TFC responded well, coming very close to scoring the equalizer several times. But by the time the halftime whistle was blown they were down 2-0.
When play resumed, however, they continued their fight. Robbie Findley found the back of the net to cut New England's lead in half. Everything was going Toronto's way.
Then they blew it. Michael Bradley, for some inexplicable reason, decided to twirl aimlessly at the top of his box and spilled the ball to Kelyn Rowe. Opposing players don't miss gift-wrapped chances like that, certainly not against Toronto FC.
This time there was no coming back, all of that fight and resilience evaporated and Toronto trudged around the field for the rest of the match, wondering how they let a gun that looked so ready to deliver a killing blow end up misfiring into their own foot.
Once again defensive mistakes cost Toronto Sunday's game, just as they are about to cost them one of the top four seeds in the Eastern Conference heading into the playoffs.
What's so frustrating is how unavoidable the majority of those defensive mistakes have been.
Under Vanney, Toronto FC have been an offensive team first, and currently have the second most goals in Major League Soccer this season.

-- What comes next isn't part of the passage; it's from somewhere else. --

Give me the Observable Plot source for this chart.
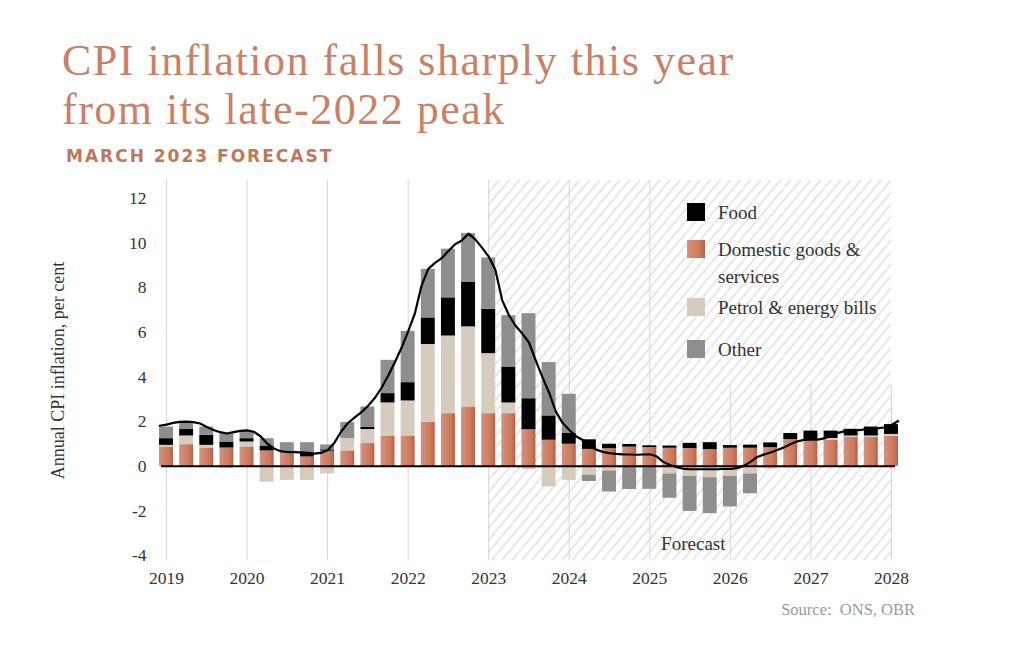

Unfortunately, that offense style has often come with the sacrifice of the team's defensive play.
On Sunday, this was evident before the game had ever started. Without Benoit Cheyrou and Collen Warner at his disposal, Greg Vanney elected to start two attacking midfielders in the middle of the field. Even with five at the back it was an offensive gamble that ended up costing the team.
The mistakes continue to build up because of the style Toronto elects to play, specifically at the back.
Part of the Toronto FC offensive revolution has been their ability to play the ball out of the back, which allows the team to hold possession and dictate the play.
The problem with this? Toronto FC defenders are taking too many risks at the back and it is costing them. The team has conceded the second most goals in the league, with 46.
Passes out of the back are being intercepted, turned into counter attacks, and finding their way into the back of the Toronto net at an alarming rate.
It happened in a loss to New York Red Bulls earlier in the month, it happened in a 4-1 victory over Orlando City, it happened the last time Toronto played the New England Revolution. Those are just the obvious examples from the past month.
Playing it safe at the back isn't always pretty, rarely helps in the accumulation of possession, and is starting to lose a grip in the modern game. But for a team that gives up goals as easily as Toronto does, safe is better than sorry.
If there is one thing this team hasn't had problems doing this season, at least not in a macro sense, it is scoring goals. This is why the tactics and risks taken by Toronto are so confusing.
A lot of things that have been implemented in the Vanney era have been positive: game in and game out Toronto are a difficult team to play against. Offensively they are dangerous, at home they are relentless.
But unless the team figures out a way to limit, or eliminate as best they can, defensive mistakes, Sunday's game will continue to be the standard.
It won't matter how much possession, how many shots and how many chances Toronto FC can generate.